Instructions to follow: The records below must be written out exactly, with every picture left behind.

Figure scripts:
....................
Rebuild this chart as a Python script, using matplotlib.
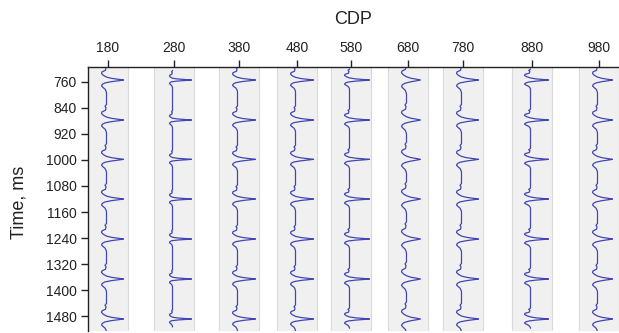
import numpy as np
import matplotlib
matplotlib.use("Agg")
import matplotlib.pyplot as plt

plt.rcParams['font.family'] = ['Liberation Sans', 'DejaVu Sans']

# CDP labels and where each trace sits along the axis (axis units)
cdp_labels = ['180', '280', '380', '480', '580', '680', '780', '880', '980']
trace_x = [20, 86, 151, 209, 263, 320, 375, 444, 511]

# times of the main (rightward) peaks, ms
peak_times = [754, 877, 998, 1120, 1243, 1366, 1489]

# one cycle of the trace (ms from peak, normalised amplitude)
cycle_t = [-48, -42, -38, -30, -25, -20, -14, -9, -5, -2, 0, 2, 5, 9, 13, 18, 23, 28, 34, 40]
cycle_a = [0, -0.3, -0.1, -0.2, -0.9, -1.0, -0.6, 0, 0.3, 0.75, 1.0, 0.75, 0.3, -0.3, -0.8, -1.0, -0.7, -0.3, -0.1, 0]

# per-trace peak size, trough size and wavelet width
peak_amp = [17, 19, 18, 18, 20, 14, 17, 18, 15]
trough_amp = [5, 3, 5, 5, 5, 5, 5, 6, 5]
width = [1.0, 0.6, 0.9, 0.9, 0.7, 1.1, 1.0, 0.7, 1.0]

yticks = [760, 840, 920, 1000, 1080, 1160, 1240, 1320, 1400, 1480]

fig = plt.figure(figsize=(6.19, 3.33), dpi=100)
ax = fig.add_axes([88 / 619, 2 / 333, 531 / 619, 264 / 333])

ct = np.array(cycle_t, dtype=float)
ca = np.array(cycle_a, dtype=float)

for i, x0 in enumerate(trace_x):
    ax.axvspan(x0 - 20, x0 + 20, facecolor='#f0f0f0', edgecolor='#dadada', lw=0.8, zorder=0)
    amp = np.where(ca > 0, ca * peak_amp[i], ca * trough_amp[i])
    ts, xs = [], []
    for p in peak_times:
        ts.extend(p + ct * width[i])
        xs.extend(x0 - 1.5 + amp)
    ax.plot(xs, ts, color='#4146b2', lw=0.9, zorder=2)

ax.set_xlim(0, 531)
ax.set_ylim(1526, 714)
ax.set_yticks(yticks)
ax.set_xticks(trace_x)
ax.set_xticklabels(cdp_labels)
ax.xaxis.tick_top()
ax.xaxis.set_label_position('top')
ax.tick_params(axis='x', length=5, width=1, pad=4, labelsize=10, colors='#222222')
ax.tick_params(axis='y', length=5, width=1, pad=3, labelsize=10, colors='#222222')
for s in ['right', 'bottom']:
    ax.spines[s].set_visible(False)
for s in ['top', 'left']:
    ax.spines[s].set_linewidth(1)
    ax.spines[s].set_color('#222222')

fig.text(353.5 / 619, 1 - 20 / 333, 'CDP', ha='center', va='center', fontsize=13, color='#222222')
fig.text(18.5 / 619, 1 - 202 / 333, 'Time, ms', ha='center', va='center', rotation=90,
         fontsize=13, color='#222222')

fig.savefig('out.png', dpi=100)
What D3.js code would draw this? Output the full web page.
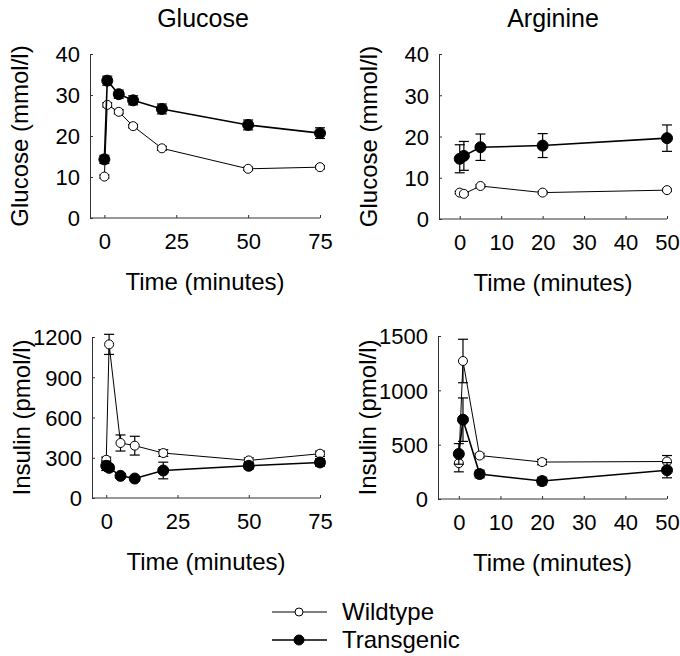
....................
Answer to the exercise:
Rebuild this chart as a Python script, using matplotlib.
import numpy as np
import matplotlib
matplotlib.use("Agg")
import matplotlib.pyplot as plt

plt.rcParams['font.family'] = ['Liberation Sans', 'DejaVu Sans']

# CDP labels and where each trace sits along the axis (axis units)
cdp_labels = ['180', '280', '380', '480', '580', '680', '780', '880', '980']
trace_x = [20, 86, 151, 209, 263, 320, 375, 444, 511]

# times of the main (rightward) peaks, ms
peak_times = [754, 877, 998, 1120, 1243, 1366, 1489]

# one cycle of the trace (ms from peak, normalised amplitude)
cycle_t = [-48, -42, -38, -30, -25, -20, -14, -9, -5, -2, 0, 2, 5, 9, 13, 18, 23, 28, 34, 40]
cycle_a = [0, -0.3, -0.1, -0.2, -0.9, -1.0, -0.6, 0, 0.3, 0.75, 1.0, 0.75, 0.3, -0.3, -0.8, -1.0, -0.7, -0.3, -0.1, 0]

# per-trace peak size, trough size and wavelet width
peak_amp = [17, 19, 18, 18, 20, 14, 17, 18, 15]
trough_amp = [5, 3, 5, 5, 5, 5, 5, 6, 5]
width = [1.0, 0.6, 0.9, 0.9, 0.7, 1.1, 1.0, 0.7, 1.0]

yticks = [760, 840, 920, 1000, 1080, 1160, 1240, 1320, 1400, 1480]

fig = plt.figure(figsize=(6.19, 3.33), dpi=100)
ax = fig.add_axes([88 / 619, 2 / 333, 531 / 619, 264 / 333])

ct = np.array(cycle_t, dtype=float)
ca = np.array(cycle_a, dtype=float)

for i, x0 in enumerate(trace_x):
    ax.axvspan(x0 - 20, x0 + 20, facecolor='#f0f0f0', edgecolor='#dadada', lw=0.8, zorder=0)
    amp = np.where(ca > 0, ca * peak_amp[i], ca * trough_amp[i])
    ts, xs = [], []
    for p in peak_times:
        ts.extend(p + ct * width[i])
        xs.extend(x0 - 1.5 + amp)
    ax.plot(xs, ts, color='#4146b2', lw=0.9, zorder=2)

ax.set_xlim(0, 531)
ax.set_ylim(1526, 714)
ax.set_yticks(yticks)
ax.set_xticks(trace_x)
ax.set_xticklabels(cdp_labels)
ax.xaxis.tick_top()
ax.xaxis.set_label_position('top')
ax.tick_params(axis='x', length=5, width=1, pad=4, labelsize=10, colors='#222222')
ax.tick_params(axis='y', length=5, width=1, pad=3, labelsize=10, colors='#222222')
for s in ['right', 'bottom']:
    ax.spines[s].set_visible(False)
for s in ['top', 'left']:
    ax.spines[s].set_linewidth(1)
    ax.spines[s].set_color('#222222')

fig.text(353.5 / 619, 1 - 20 / 333, 'CDP', ha='center', va='center', fontsize=13, color='#222222')
fig.text(18.5 / 619, 1 - 202 / 333, 'Time, ms', ha='center', va='center', rotation=90,
         fontsize=13, color='#222222')

fig.savefig('out.png', dpi=100)
What D3.js code would draw this? Output the full web page.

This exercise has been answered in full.